Nous avons découvert le concours via notre réseau en Nouvelle-Aquitaine. C’était parfaitement aligné avec notre activité : on parle d’élevage, d’innovation, de solutions concrètes pour l’agriculture. Nous étions aussi à la recherche de visibilité, de retours extérieurs, et de mises en relation. Gagner ce concours, c’est une vraie reconnaissance, notamment parce que nous avons été évalués par des professionnels du secteur.

 

 

Quelles sont les prochaines grandes étapes pour vous ?

L’objectif est de finaliser l’industrialisation, prouver que notre solution fonctionne à grande échelle, qu’elle est sûre, efficace et peu coûteuse. 
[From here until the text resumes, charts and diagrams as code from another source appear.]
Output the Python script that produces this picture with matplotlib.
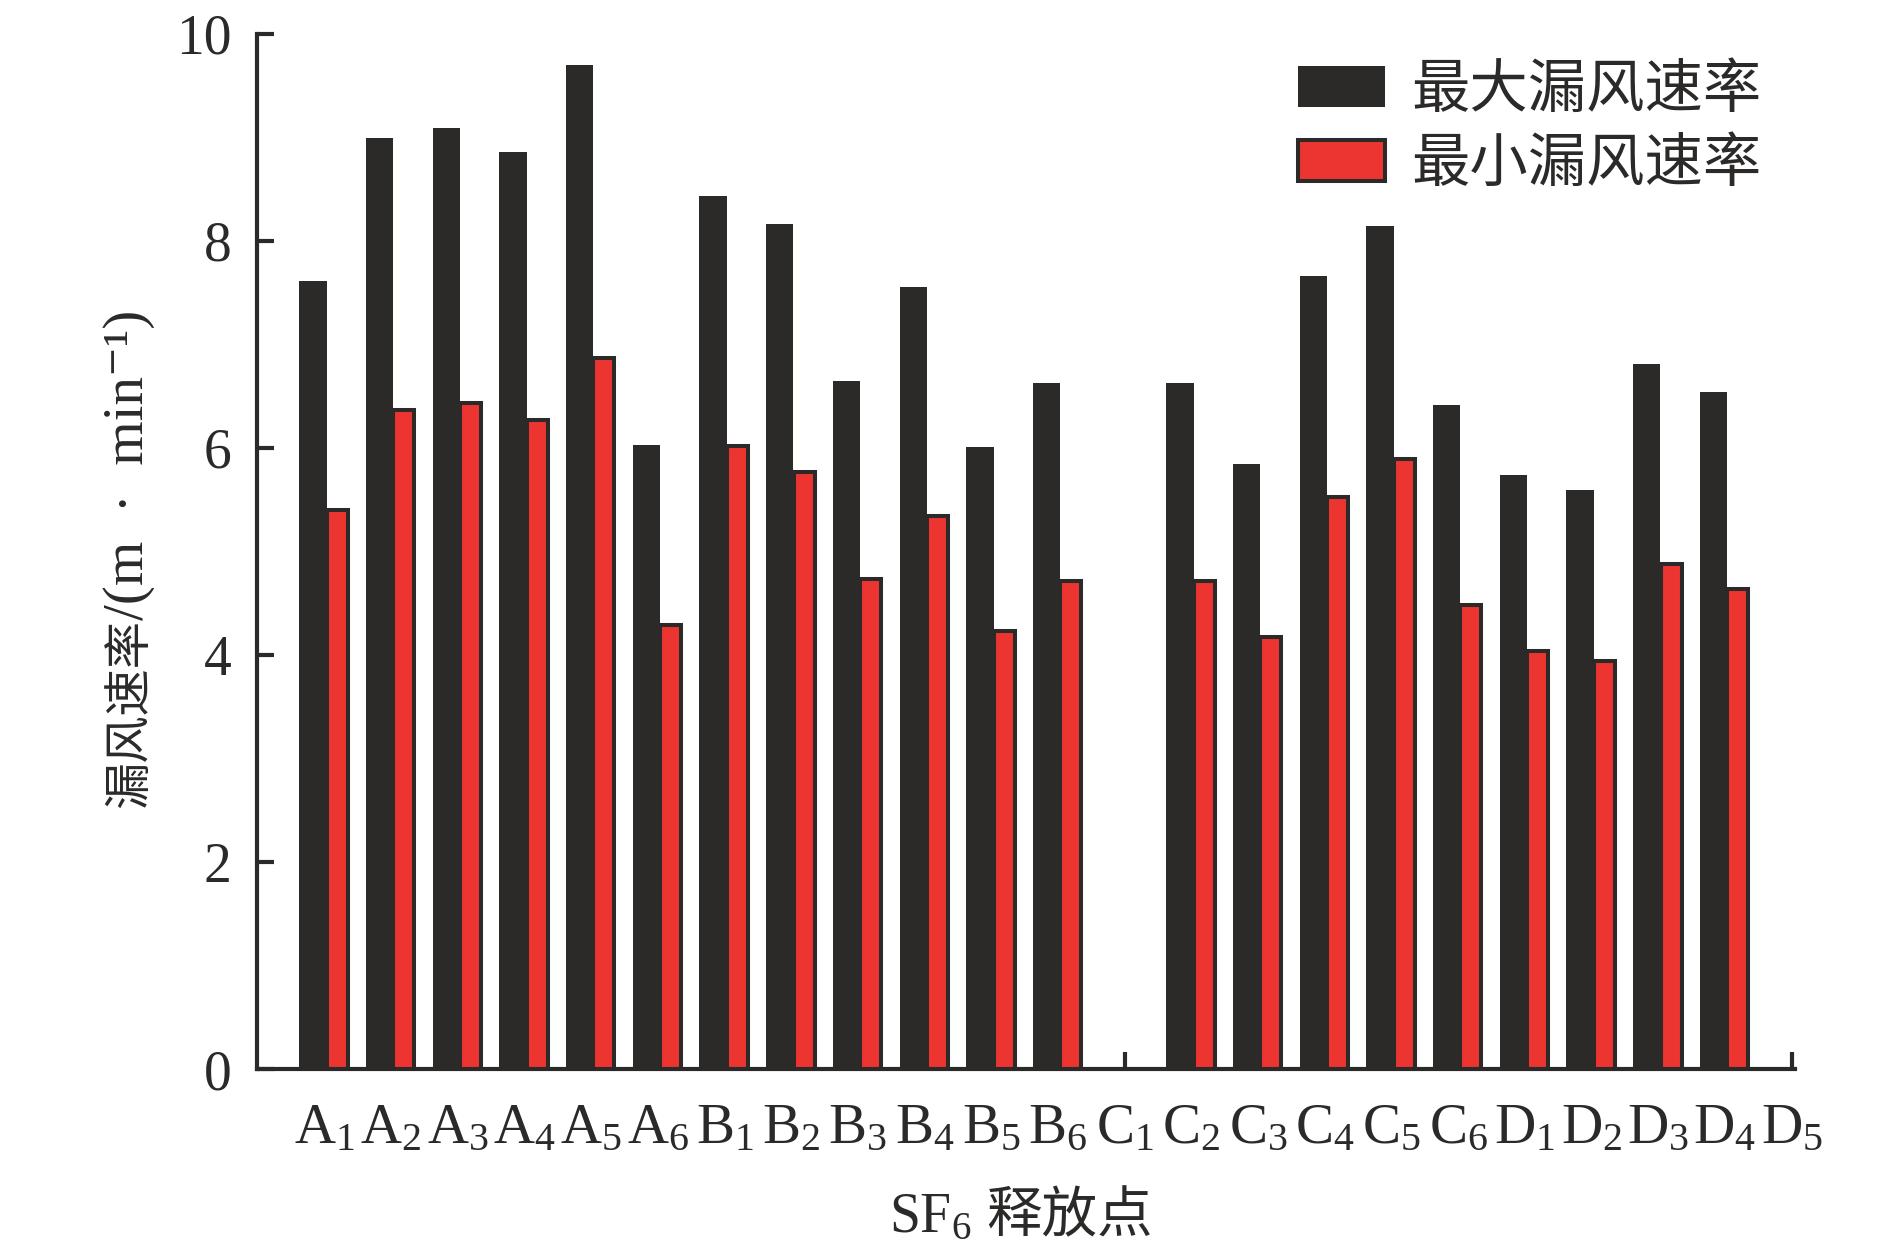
import numpy as np
import matplotlib
matplotlib.use("Agg")
import matplotlib.pyplot as plt

# ---------------- data ----------------
cat_letters = ["A", "A", "A", "A", "A", "A",
               "B", "B", "B", "B", "B", "B",
               "C", "C", "C", "C", "C", "C",
               "D", "D", "D", "D", "D"]
cat_subs = ["1", "2", "3", "4", "5", "6",
            "1", "2", "3", "4", "5", "6",
            "1", "2", "3", "4", "5", "6",
            "1", "2", "3", "4", "5"]
# maximum / minimum leakage wind speed (m/min); NaN = no bar drawn
max_rate = [7.61, 8.99, 9.09, 8.86, 9.70, 6.03,
            8.43, 8.16, 6.65, 7.55, 6.01, 6.63,
            np.nan, 6.63, 5.84, 7.66, 8.14, 6.41,
            5.74, 5.59, 6.81, 6.54, np.nan]
min_rate = [5.40, 6.37, 6.43, 6.27, 6.87, 4.29,
            6.02, 5.77, 4.73, 5.34, 4.23, 4.72,
            np.nan, 4.72, 4.17, 5.53, 5.89, 4.48,
            4.04, 3.94, 4.88, 4.64, np.nan]
series_names = ["最大漏风速率", "最小漏风速率"]
y_ticks = [0, 2, 4, 6, 8, 10]

# ---------------- style ----------------
DARK = "#2b2a29"
RED = "#ec3431"
plt.rcParams["mathtext.fontset"] = "custom"
plt.rcParams["mathtext.rm"] = "Liberation Serif"
plt.rcParams["mathtext.it"] = "Liberation Serif:italic"
plt.rcParams["mathtext.bf"] = "Liberation Serif:bold"
plt.rcParams["font.family"] = ["Liberation Serif", "Noto Sans CJK SC", "DejaVu Serif"]

fig = plt.figure(figsize=(18.9, 12.6), dpi=100)
ax = fig.add_axes([0.1358, 0.1512, 0.8139, 0.8222])

x = np.arange(len(cat_letters))
mx = np.array(max_rate, dtype=float)
mn = np.array(min_rate, dtype=float)
has = ~np.isnan(mx)

b1 = ax.bar(x[has] - 0.376, mx[has], width=0.41, align="edge",
            color=DARK, edgecolor="none", zorder=2, label=series_names[0])
b2 = ax.bar(x[has] + 0.035, mn[has], width=0.315, align="edge",
            color=RED, edgecolor=DARK, linewidth=2.9, zorder=3,
            label=series_names[1])

ax.set_xlim(-1.015, 22.05)
ax.set_ylim(0, 10)

for s in ["top", "right"]:
    ax.spines[s].set_visible(False)
for s in ["left", "bottom"]:
    ax.spines[s].set_linewidth(3.0)
    ax.spines[s].set_color(DARK)
    ax.spines[s].set_capstyle("projecting")

ax.set_yticks(y_ticks)
ax.set_yticklabels([str(v) for v in y_ticks], fontsize=40,
                   fontfamily="Liberation Serif", color=DARK)
ax.tick_params(axis="y", direction="in", length=12.5, width=3.0,
               color=DARK, pad=18)

# category labels (major, no marks) + marks at C1 and the end (minor)
ax.xaxis.remove_overlapping_locs = False
ax.set_xticks(x)
ax.set_xticklabels([r"$\mathrm{%s}_{\mathrm{%s}}$" % (l, s)
                    for l, s in zip(cat_letters, cat_subs)],
                   fontsize=41, color=DARK)
ax.tick_params(axis="x", which="major", length=0, pad=24)
ax.set_xticks([12, 22.0], minor=True)
ax.tick_params(axis="x", which="minor", direction="in", length=12.5,
               width=3.0, color=DARK)

# y-axis title: CJK part + Latin unit part, rotated, sharing a baseline
ylab_x = 143 / 1890
fig.text(ylab_x, 1 - 808 / 1260, "漏风速率", rotation=90,
         rotation_mode="anchor", ha="left", va="baseline",
         fontsize=34, color=DARK, family=["Noto Sans CJK SC", "DejaVu Sans"])
fig.text(ylab_x, 1 - 620 / 1260, "/(m  ·  min⁻¹)", rotation=90,
         rotation_mode="anchor", ha="left", va="baseline",
         fontsize=41, color=DARK,
         family=["Liberation Serif", "DejaVu Serif"])

# x-axis title
fig.text(889 / 1890, 1 - 1232 / 1260, r"$\mathrm{SF}_{\mathrm{6}}$",
         ha="left", va="baseline", fontsize=40, color=DARK)
fig.text(986 / 1890, 1 - 1232 / 1260, "释放点",
         ha="left", va="baseline", fontsize=40, color=DARK,
         family=["Noto Sans CJK SC", "DejaVu Sans"])

leg = ax.legend(handles=[b1, b2], labels=series_names,
                loc="upper right", bbox_to_anchor=(1762 / 1890, 1 - 60 / 1260),
                bbox_transform=fig.transFigure, frameon=False,
                borderpad=0, borderaxespad=0, handlelength=1.5,
                handleheight=0.7, handletextpad=0.45, labelspacing=0.22,
                prop={"family": ["Noto Sans CJK SC", "DejaVu Sans"], "size": 42})
for t in leg.get_texts():
    t.set_color(DARK)

fig.savefig("out.png", dpi=100, facecolor="white")
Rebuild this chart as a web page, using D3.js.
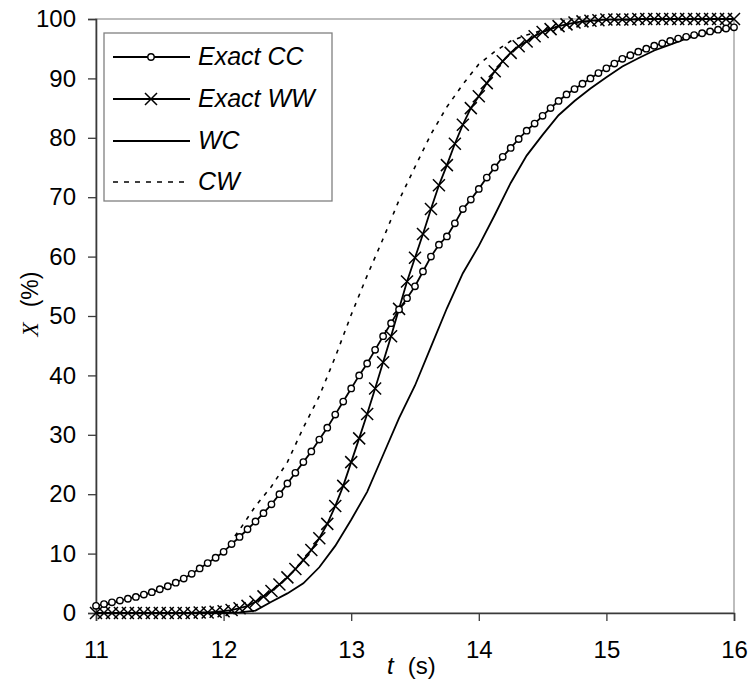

Après des tests en laboratoire, les premières molécules ont été évaluées sur des porcelets. Deux nouveaux prototypes sont en test sur des porcs adultes. Les résultats sont prometteurs : la technologie fonctionne, elle est sécurisée et industrialisable

Les prochaines étapes concernent les essais cliniques et l’optimisation des procédés de production. Ensuite, nous visons un partenariat industriel pour l’enregistrement du produit. En parallèle, nous poursuivons le développement de nos autres projets. Notre horizon pour la mise sur le marché du produit, c’est 2030.

 

 

Comment voyez-vous l’avenir de l’agriculture avec des innovations comme la vôtre ?

L’élevage évolue : il y a de grandes tendances à tout contrôler, en se basant sur l’IA, c’est un sujet qui est déjà en marche. 

En revanche, il y a une pression forte et un vrai besoin sur le bien-être animal et les alternatives aux antibiotiques. Aller vers des choses simples et durables, c’est ça l’avenir. Les biotechnologies peuvent apporter des réponses concrètes, sans tomber dans une approche radicale. Je crois en une transition agroécologique intelligente, respectueuse de l’environnement et qui permette de faire gagner de l’argent à l’éleveur.

 

 

Un conseil à ceux qui veulent se lancer dans un projet agricole innovant ?

Validez votre besoin pour commencer, allez parler aux gens du terrain, discutez avec vos futurs utilisateurs, même avant d’avoir une solution. N’ayez pas peur de parler de ce que vous voulez faire, en protégeant d’abord votre innovation avec un brevet si nécessaire, mais la confrontation au terrain est importante pour faire évoluer votre solution. Parler aux gens du terrain permet de créer un cercle vertueux et donne un vrai coup d’accélérateur au projet. 

Selon votre profil, votre expérience, entourez-vous de partenaires techniques, et passez par une structure d’accompagnement pour construire un projet solide.